In Store Fashion Mass Customization Manufacturing
Made in Paris? It may seem ludicrous at first given the square footage price of real estate and the labor costs, but some companies are looking to manufacture inside the fashion retail store itself. Having the clothes made on location is in itself an experience for the shopper. Certain items may be made while you wait or could require an additional visit a few days hence.

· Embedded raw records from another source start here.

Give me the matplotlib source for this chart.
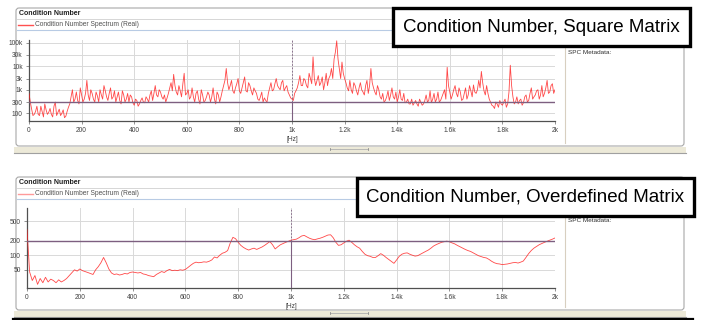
import numpy as np
import matplotlib
matplotlib.use("Agg")
import matplotlib.pyplot as plt
from matplotlib.patches import Rectangle, FancyBboxPatch
from matplotlib.ticker import FixedLocator, NullLocator

W, H = 704, 320

# spectrum sampled every 10 Hz, 0 .. 2000 Hz
freq = np.arange(0, 2001, 10)

# condition number, square matrix (10 Hz grid)
cond_square = [
    700, 150, 90, 200, 80, 120, 250, 90, 160, 70,
    300, 110, 80, 140, 75, 180, 500, 300, 800, 250,
    600, 400, 2500, 350, 700, 300, 550, 1000, 400, 900,
    350, 1200, 500, 300, 800, 250, 600, 400, 300, 500,
    220, 350, 250, 450, 280, 400, 600, 350, 1500, 500,
    800, 400, 300, 700, 2000, 4500, 800, 1500, 500, 5000,
    700, 400, 1200, 300, 900, 250, 600, 350, 800, 300,
    1200, 250, 600, 500, 1500, 8000, 1000, 2500, 700, 1800,
    900, 1200, 3500, 800, 1500, 600, 900, 400, 500, 300,
    350, 700, 2000, 1000, 3000, 1200, 2000, 900, 1500, 600,
    400, 700, 1200, 4000, 1500, 2500, 1200, 3000, 25000, 1500,
    4000, 2000, 1000, 5000, 3000, 8000, 20000, 120000, 8000, 15000,
    3000, 1200, 2500, 700, 1500, 600, 2000, 800, 1500, 700,
    8000, 1200, 600, 1000, 400, 300, 500, 350, 1200, 400,
    300, 1000, 350, 280, 400, 250, 220, 350, 200, 300,
    250, 600, 350, 280, 700, 400, 300, 500, 1000, 9000,
    800, 600, 1500, 500, 800, 400, 1200, 600, 900, 1600,
    700, 2500, 6000, 900, 1500, 400, 220, 160, 250, 350,
    220, 400, 250, 11000, 500, 300, 250, 400, 280, 600,
    350, 1200, 500, 900, 400, 1500, 700, 2500, 800, 1800,
    1000,
]

# condition number, square matrix, in-between samples (5, 15, ... 1995 Hz)
cond_square_mid = [
    300, 80, 120, 90, 200, 70, 140, 110, 90, 200,
    80, 150, 100, 65, 120, 250, 1000, 400, 350, 1200,
    300, 700, 600, 1000, 400, 800, 300, 600, 1500, 500,
    700, 400, 900, 500, 350, 900, 300, 700, 600, 280,
    400, 200, 350, 300, 500, 300, 900, 700, 600, 1000,
    500, 600, 450, 1200, 900, 1500, 600, 900, 1800, 600,
    1000, 500, 500, 700, 400, 1000, 300, 500, 600, 500,
    400, 800, 300, 900, 2500, 2000, 1500, 900, 1200, 3000,
    700, 2000, 900, 2000, 900, 1200, 700, 350, 800, 450,
    300, 1200, 900, 1800, 1500, 1000, 2500, 1200, 800, 450,
    350, 900, 2000, 1500, 3000, 1500, 5000, 1800, 3000, 2500,
    1500, 3500, 2000, 1500, 4000, 3000, 40000, 20000, 3000, 5000,
    2000, 900, 1000, 2000, 900, 1200, 1000, 600, 2500, 1500,
    2000, 800, 1500, 500, 700, 350, 900, 600, 500, 800,
    500, 400, 700, 300, 250, 400, 280, 250, 400, 220,
    350, 300, 900, 400, 300, 800, 350, 700, 400, 1500,
    400, 1000, 700, 1200, 350, 700, 400, 1500, 500, 800,
    1000, 1200, 2000, 600, 700, 300, 200, 300, 180, 250,
    300, 180, 800, 1500, 250, 500, 350, 220, 500, 300,
    700, 400, 600, 1000, 600, 500, 1200, 700, 1500, 700,
]

# condition number, overdefined matrix (10 Hz grid)
cond_over = [
    340, 45, 30, 38, 25, 33, 27, 35, 28, 32,
    30, 27, 31, 28, 30, 33, 38, 44, 50, 47,
    52, 48, 46, 44, 42, 40, 50, 58, 70, 90,
    70, 52, 43, 40, 41, 39, 40, 42, 41, 44,
    45, 44, 43, 44, 41, 40, 38, 37, 36, 40,
    43, 46, 44, 48, 51, 48, 49, 48, 50, 49,
    51, 56, 62, 68, 72, 70, 71, 73, 72, 75,
    80, 92, 88, 100, 110, 115, 125, 180, 235, 220,
    185, 160, 145, 135, 128, 135, 140, 132, 140, 148,
    160, 175, 192, 165, 135, 150, 165, 175, 185, 195,
    205, 210, 215, 230, 250, 258, 240, 225, 215, 210,
    218, 225, 235, 248, 262, 265, 230, 185, 160, 165,
    180, 195, 205, 185, 165, 150, 140, 120, 105, 98,
    95, 90, 90, 98, 108, 100, 90, 82, 75, 68,
    80, 95, 105, 110, 112, 105, 100, 96, 98, 105,
    112, 120, 128, 140, 155, 166, 175, 185, 190, 196,
    190, 180, 172, 160, 150, 140, 132, 125, 120, 112,
    105, 98, 94, 90, 88, 82, 75, 70, 67, 66,
    64, 65, 66, 68, 70, 71, 69, 72, 76, 90,
    108, 125, 140, 152, 165, 175, 185, 195, 205, 215,
    228,
]

x_ticks = [0, 200, 400, 600, 800, 1000, 1200, 1400, 1600, 1800, 2000]
x_labels = ["0", "200", "400", "600", "800", "1k", "1.2k", "1.4k", "1.6k", "1.8k", "2k"]
sq_ticks = [100, 300, 1000, 3000, 10000, 30000, 100000]
sq_labels = ["100", "300", "1k", "3k", "10k", "30k", "100k"]
ov_ticks = [50, 100, 200, 500]
ov_labels = ["50", "100", "200", "500"]

cursor_hz = 1000
sq_level = 300
ov_level = 200

small = ["Liberation Sans", "DejaVu Sans"]
grid_c = "#d9d9d9"
axis_c = "#505050"
cursor_c = "#7d5f80"
red = "#ff1a1a"

# merge the 10 Hz grid and the in-between samples into one 5 Hz trace
freq_fine = np.arange(0, 2001, 5)
sq_fine = np.empty(len(freq_fine))
sq_fine[0::2] = cond_square
sq_fine[1::2] = cond_square_mid

fig = plt.figure(figsize=(W / 100, H / 100), dpi=100)

# window chrome drawn in pixel coordinates
bg = fig.add_axes([0, 0, 1, 1], zorder=0)
bg.set_xlim(0, W)
bg.set_ylim(H, 0)
bg.axis("off")


def panel(top, bottom, title, legend_color):
    bg.add_patch(FancyBboxPatch((16, top), 668, bottom - top,
                                boxstyle="round,pad=0,rounding_size=3",
                                fc="white", ec="#a8a8a8", lw=0.8))
    bg.plot([17, 683], [top + 11, top + 11], color="#d0d0d0", lw=0.6)
    bg.plot([17, 683], [top + 21.5, top + 21.5], color="#b8cbe4", lw=0.8)
    bg.text(19, top + 5.5, title, fontsize=5, fontweight="bold",
            family=small, va="center", color="#202020")
    bg.plot([18, 33], [top + 16.5, top + 16.5], color=legend_color, lw=1.0)
    bg.text(35, top + 16.5, "Condition Number Spectrum (Real)", fontsize=4.8,
            family=small, va="center", color="#505050")
    bg.plot([565, 565], [top + 32, bottom - 3], color="#d8cfc0", lw=0.8)
    bg.text(568, top + 44, "SPC Metadata:", fontsize=4.6, family=small,
            va="center", color="#303030")
    # status strip with scroll handle
    bg.add_patch(Rectangle((14, bottom + 1), 672, 6, fc="#ece9d8", ec="none"))
    bg.plot([14, 686], [bottom + 7, bottom + 7], color="#a0a0a0", lw=0.8)
    bg.plot([330, 368], [bottom + 3, bottom + 3], color="#b0b0b0", lw=0.6)
    bg.plot([330, 330], [bottom + 2, bottom + 4], color="#909090", lw=0.6)
    bg.plot([368, 368], [bottom + 2, bottom + 4], color="#909090", lw=0.6)


panel(8, 146, "Condition Number", "#ff5050")
panel(177, 310, "Condition Number", "#ff9a9a")
bg.plot([13, 693], [318.5, 318.5], color="black", lw=1.6)


def px_axes(x0, y0, x1, y1):
    return fig.add_axes([x0 / W, 1 - y1 / H, (x1 - x0) / W, (y1 - y0) / H], zorder=2)


def spectrum(ax, f, values, ylim, yticks, ylabels, level, lw):
    ax.set_yscale("log")
    ax.set_xlim(0, 2000)
    ax.set_ylim(*ylim)
    ax.patch.set_alpha(0)
    for s in ["top", "right"]:
        ax.spines[s].set_visible(False)
    for s in ["left", "bottom"]:
        ax.spines[s].set_color(axis_c)
        ax.spines[s].set_linewidth(0.9)
    ax.xaxis.set_major_locator(FixedLocator(x_ticks))
    ax.set_xticklabels(x_labels)
    ax.yaxis.set_major_locator(FixedLocator(yticks))
    ax.yaxis.set_minor_locator(NullLocator())
    ax.set_yticklabels(ylabels)
    ax.tick_params(length=2.5, width=0.6, color="#808080", pad=2,
                   labelsize=4.8, labelcolor="#404040")
    for lab in ax.get_xticklabels() + ax.get_yticklabels():
        lab.set_family(small)
    ax.grid(True, color=grid_c, lw=0.7)
    ax.plot(f, values, color=red, lw=lw, alpha=0.8, zorder=3)
    ax.axhline(level, color=cursor_c, lw=1.0, zorder=4)
    ax.plot([cursor_hz, cursor_hz], [level, ylim[1]], color=cursor_c,
            lw=0.6, ls=(0, (2, 2)), zorder=4)
    ax.plot([cursor_hz, cursor_hz], [ylim[0], level], color=cursor_c,
            lw=0.8, zorder=4)
    ax.set_xlabel("[Hz]", fontsize=4.8, family=small, color="#404040", labelpad=1)


ax1 = px_axes(29, 40, 555, 121)
spectrum(ax1, freq_fine, sq_fine, (47, 130000), sq_ticks, sq_labels, sq_level, 0.6)

ax2 = px_axes(27, 208, 555, 288)
spectrum(ax2, freq, cond_over, (21, 950), ov_ticks, ov_labels, ov_level, 0.6)

# caption boxes on top of everything
fg = fig.add_axes([0, 0, 1, 1], zorder=10)
fg.set_xlim(0, W)
fg.set_ylim(H, 0)
fg.axis("off")
fg.patch.set_alpha(0)
for x0, y0, x1, y1, txt in [(393, 7.5, 690, 46, "Condition Number, Square Matrix"),
                            (357, 177.5, 694, 216, "Condition Number, Overdefined Matrix")]:
    fg.add_patch(Rectangle((x0, y0), x1 - x0, y1 - y0, fc="white", ec="black", lw=2.4))
    fg.text((x0 + x1) / 2, (y0 + y1) / 2 + 0.5, txt, fontsize=13.5,
            family="Liberation Sans", ha="center", va="center", color="black")

fig.savefig("out.png", dpi=100)
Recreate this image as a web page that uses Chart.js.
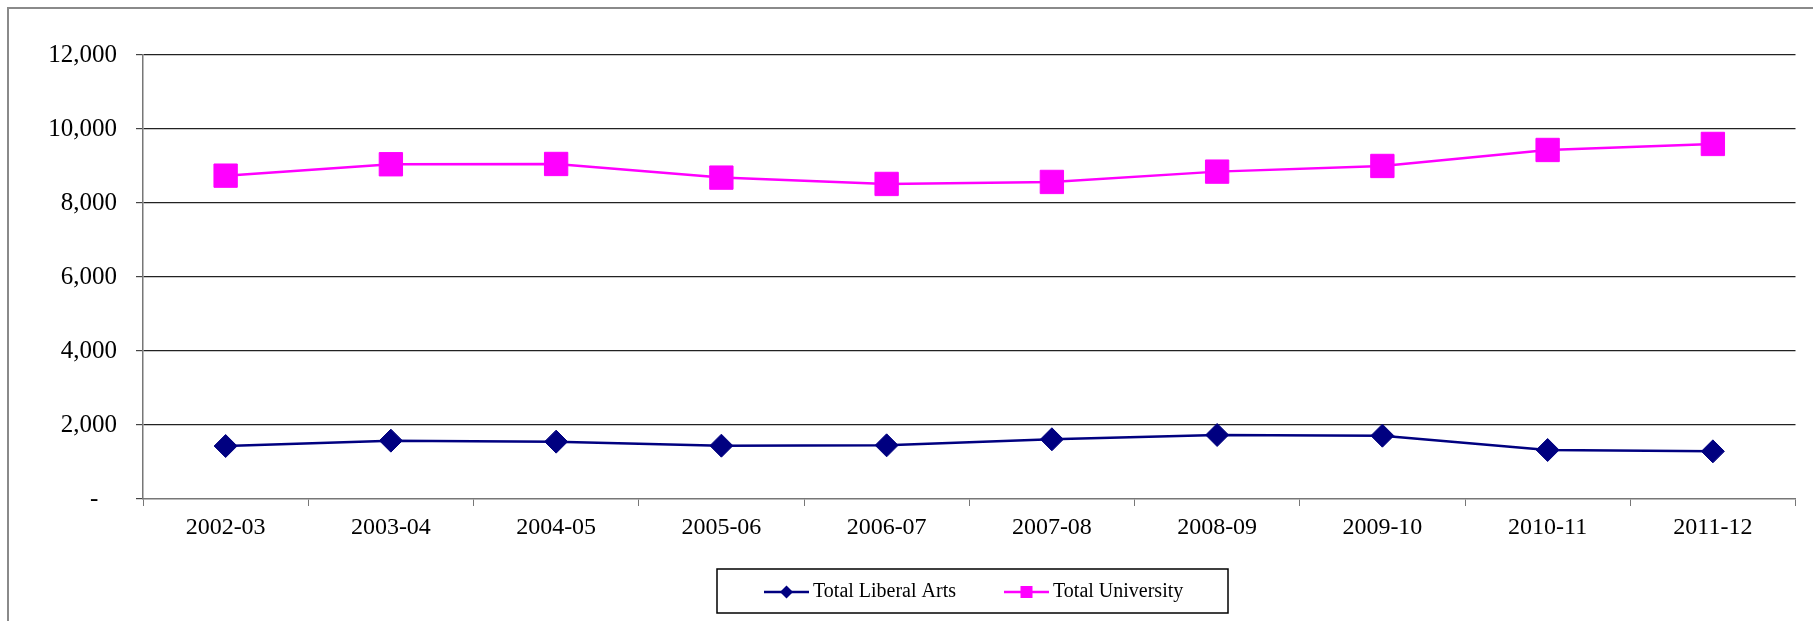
<!DOCTYPE html>
<html>
<head>
<meta charset="utf-8">
<script src="https://cdn.jsdelivr.net/npm/chart.js@4"></script>
<style>
  body { margin: 0; background: #fff; overflow: hidden; }
  #wrap { position: relative; width: 1813px; height: 621px; }
  #frame { position: absolute; left: 7px; top: 7px; width: 1900px; height: 700px;
           border-left: 2px solid #8a8a8a; border-top: 2px solid #8a8a8a; }
  canvas { position: absolute; left: 0; top: 0; }
</style>
</head>
<body>
<div id="wrap">
  <div id="frame"></div>
  <canvas id="myChart" width="1813" height="621"></canvas>
</div>
<script>
var years = ["2002-03", "2003-04", "2004-05", "2005-06", "2006-07", "2007-08", "2008-09", "2009-10", "2010-11", "2011-12"];
var liberalArts = [1432, 1577, 1550, 1441, 1451, 1614, 1730, 1711, 1324, 1288];
var university = [8739, 9047, 9055, 8686, 8515, 8569, 8848, 9001, 9433, 9596];
var yMax = 12000;
var yStep = 2000;

var serif = "'Liberation Serif', 'Times New Roman', serif";

// legend drawn by hand: line sample with marker, then label, inside a box
var boxLegend = {
  id: 'boxLegend',
  afterDraw: function(chart) {
    var ctx = chart.ctx;
    var left = 717, top = 569, w = 511, h = 44;
    var cy = top + h / 2 + 1;
    ctx.save();
    ctx.strokeStyle = '#000';
    ctx.lineWidth = 1.5;
    ctx.strokeRect(left, top, w, h);
    ctx.font = '20px ' + serif;
    ctx.textBaseline = 'middle';
    var x = 764;
    chart.data.datasets.forEach(function(ds, i) {
      ctx.strokeStyle = ds.borderColor;
      ctx.lineWidth = 2.5;
      ctx.beginPath();
      ctx.moveTo(x, cy);
      ctx.lineTo(x + 45, cy);
      ctx.stroke();
      ctx.fillStyle = ds.borderColor;
      var mx = x + 22.5;
      ctx.beginPath();
      if (ds.pointStyle === 'rectRot') {
        ctx.moveTo(mx, cy - 6.5);
        ctx.lineTo(mx + 6.5, cy);
        ctx.lineTo(mx, cy + 6.5);
        ctx.lineTo(mx - 6.5, cy);
      } else {
        ctx.rect(mx - 6, cy - 6, 12, 12);
      }
      ctx.fill();
      ctx.fillStyle = '#000';
      ctx.fillText(ds.label, x + 49, cy);
      x = x + 49 + ctx.measureText(ds.label).width + 48;
    });
    ctx.restore();
  }
};

var ctx = document.getElementById("myChart");
var myChart = new Chart(ctx, {
  type: 'line',
  data: {
    labels: years,
    datasets: [{
      label: 'Total Liberal Arts',
      data: liberalArts,
      borderColor: '#000080',
      backgroundColor: '#000080',
      borderWidth: 2.5,
      pointStyle: 'rectRot',
      pointRadius: 11.5,
      pointBorderWidth: 1,
      pointBorderColor: '#000080',
      pointBackgroundColor: '#000080',
      tension: 0
    }, {
      label: 'Total University',
      data: university,
      borderColor: '#FF00FF',
      backgroundColor: '#FF00FF',
      borderWidth: 2.5,
      pointStyle: 'rect',
      pointRadius: 16.5,
      pointBorderWidth: 1,
      pointBorderColor: '#FF00FF',
      pointBackgroundColor: '#FF00FF',
      tension: 0
    }]
  },
  options: {
    responsive: false,
    animation: false,
    devicePixelRatio: 1,
    layout: { padding: { top: 55, right: 14, bottom: 0, left: 0 } },
    scales: {
      x: {
        offset: true,
        grid: {
          offset: true,
          drawOnChartArea: false,
          drawTicks: true,
          tickLength: 7,
          tickColor: '#777'
        },
        border: { color: '#777', width: 1.5 },
        ticks: {
          color: '#000',
          font: { family: serif, size: 24 },
          padding: 7,
          maxRotation: 0
        },
        afterFit: function(scale) { scale.height = 122; }
      },
      y: {
        min: 0,
        max: yMax,
        ticks: {
          stepSize: yStep,
          color: '#000',
          font: { family: serif, size: 25 },
          padding: 19,
          callback: function(v) { return v === 0 ? '-   ' : v.toLocaleString('en-US'); }
        },
        grid: {
          color: function(c) { return c.tick && c.tick.value === 0 ? 'rgba(0,0,0,0)' : '#222'; },
          lineWidth: 1.2,
          tickLength: 7,
          tickColor: '#444'
        },
        border: { color: '#777', width: 1.5 },
        afterFit: function(scale) { scale.width = 143; }
      }
    },
    plugins: {
      legend: { display: false },
      tooltip: { enabled: false }
    }
  },
  plugins: [boxLegend]
});
</script>
</body>
</html>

Compact automated knitting, inkjet on textile and embroidery machines have become much more productive and affordable in recent years. These machines have become digital and can be tied to touchscreen and other input devices in order to produce on demand and be manned by relatively unskilled labor. By making the item in store marketing, branding and footfall benefits can be had. As per the customer’s wishes, after their payment, the exact item of clothing is made that they need. In this way measurements can be taken and well fitting items can be made on location on demand. There is less risk of unsold inventory and the customer leaves with a unique garment made just for them. Rather than having an engineered experience be created around off the rack clothes retailers experimenting with in store manufacturing are creating an actual experience centered around the clothing itself. The clothing is the experience. This will elevate their interaction with you and the products they purchase from you. By also improving the fit and styling of the product to suit them they will be happier and more comfortable in what they wear. This is not an easy (or inexpensive) path to pursue. But, if you want to be faster than any fast fashion company and deliver on an experience that can not be matched by online retailers, this is the path for you.